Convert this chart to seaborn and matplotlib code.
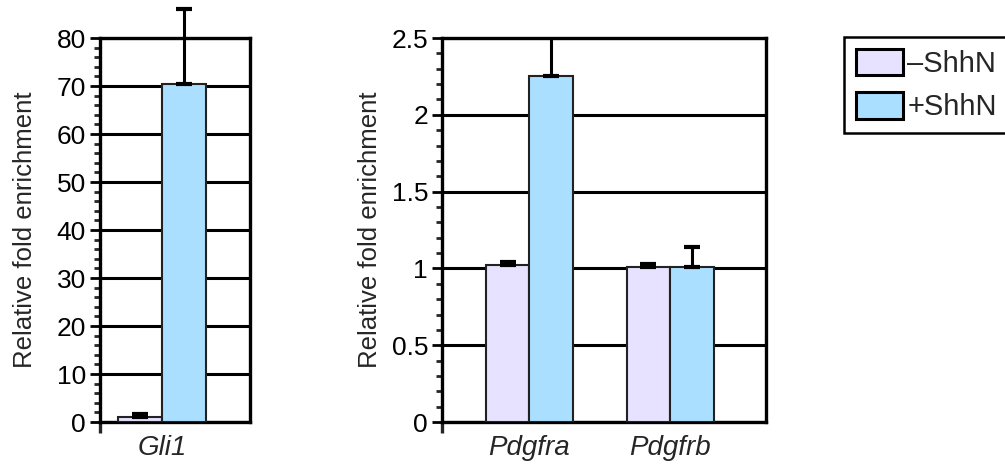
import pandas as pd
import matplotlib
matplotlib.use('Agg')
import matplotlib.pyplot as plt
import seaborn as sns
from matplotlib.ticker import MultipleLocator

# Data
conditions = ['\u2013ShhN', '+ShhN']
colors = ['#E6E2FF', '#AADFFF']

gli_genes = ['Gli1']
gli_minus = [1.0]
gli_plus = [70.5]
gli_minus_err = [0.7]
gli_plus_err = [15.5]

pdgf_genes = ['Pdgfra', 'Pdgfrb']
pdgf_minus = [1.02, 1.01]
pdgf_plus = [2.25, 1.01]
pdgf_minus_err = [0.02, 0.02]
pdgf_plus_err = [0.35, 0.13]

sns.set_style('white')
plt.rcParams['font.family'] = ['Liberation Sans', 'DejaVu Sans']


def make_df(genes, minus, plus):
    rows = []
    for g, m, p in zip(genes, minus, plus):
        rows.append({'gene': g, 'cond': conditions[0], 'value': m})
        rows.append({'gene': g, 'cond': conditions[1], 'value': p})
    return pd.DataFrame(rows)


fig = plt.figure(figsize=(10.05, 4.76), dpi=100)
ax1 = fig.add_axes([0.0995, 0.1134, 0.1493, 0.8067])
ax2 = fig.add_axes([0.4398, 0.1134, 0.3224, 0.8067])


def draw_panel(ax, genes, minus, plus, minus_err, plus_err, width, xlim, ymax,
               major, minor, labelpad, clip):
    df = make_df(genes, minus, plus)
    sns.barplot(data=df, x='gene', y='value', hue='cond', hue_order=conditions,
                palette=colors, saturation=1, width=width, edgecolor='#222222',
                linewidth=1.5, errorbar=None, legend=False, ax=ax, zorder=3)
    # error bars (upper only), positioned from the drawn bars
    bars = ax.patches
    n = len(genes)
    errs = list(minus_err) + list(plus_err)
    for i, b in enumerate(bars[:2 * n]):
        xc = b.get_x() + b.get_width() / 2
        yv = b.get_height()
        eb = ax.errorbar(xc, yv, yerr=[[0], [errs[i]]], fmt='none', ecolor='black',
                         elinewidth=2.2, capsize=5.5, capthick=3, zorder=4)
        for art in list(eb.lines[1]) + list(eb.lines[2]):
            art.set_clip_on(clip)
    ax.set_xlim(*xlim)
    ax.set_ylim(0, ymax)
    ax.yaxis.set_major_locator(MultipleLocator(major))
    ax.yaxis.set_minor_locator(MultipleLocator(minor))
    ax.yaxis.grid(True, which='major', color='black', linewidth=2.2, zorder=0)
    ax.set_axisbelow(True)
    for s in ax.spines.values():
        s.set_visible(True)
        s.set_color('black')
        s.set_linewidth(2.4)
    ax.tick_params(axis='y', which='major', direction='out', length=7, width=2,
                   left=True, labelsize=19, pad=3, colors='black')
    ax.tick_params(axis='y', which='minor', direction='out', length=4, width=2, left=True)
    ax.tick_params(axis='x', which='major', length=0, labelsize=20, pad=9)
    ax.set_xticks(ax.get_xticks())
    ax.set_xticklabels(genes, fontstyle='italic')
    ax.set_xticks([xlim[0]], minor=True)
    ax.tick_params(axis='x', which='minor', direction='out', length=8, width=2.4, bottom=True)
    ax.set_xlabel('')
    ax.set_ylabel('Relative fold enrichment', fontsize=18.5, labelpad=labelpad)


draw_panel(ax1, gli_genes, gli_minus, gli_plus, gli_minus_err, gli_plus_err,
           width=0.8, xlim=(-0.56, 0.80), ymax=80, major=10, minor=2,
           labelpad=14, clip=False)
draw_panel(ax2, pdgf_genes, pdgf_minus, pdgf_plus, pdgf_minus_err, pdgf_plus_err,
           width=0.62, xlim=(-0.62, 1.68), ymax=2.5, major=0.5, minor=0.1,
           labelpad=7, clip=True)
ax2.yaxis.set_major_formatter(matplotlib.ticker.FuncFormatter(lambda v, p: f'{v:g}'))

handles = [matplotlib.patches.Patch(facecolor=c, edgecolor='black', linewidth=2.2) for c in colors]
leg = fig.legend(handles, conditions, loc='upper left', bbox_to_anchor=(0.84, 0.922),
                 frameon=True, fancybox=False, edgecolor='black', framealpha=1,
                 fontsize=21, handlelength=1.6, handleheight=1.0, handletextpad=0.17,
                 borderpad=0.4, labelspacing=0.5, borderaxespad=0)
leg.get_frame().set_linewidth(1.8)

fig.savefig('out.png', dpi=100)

------------------------------------

→ EXERCISE REQUIREMENTS: Write down only the number of lines that contain the string "matplotlib" in the listing.

→ ANSWER TO THIS PROBLEM: 7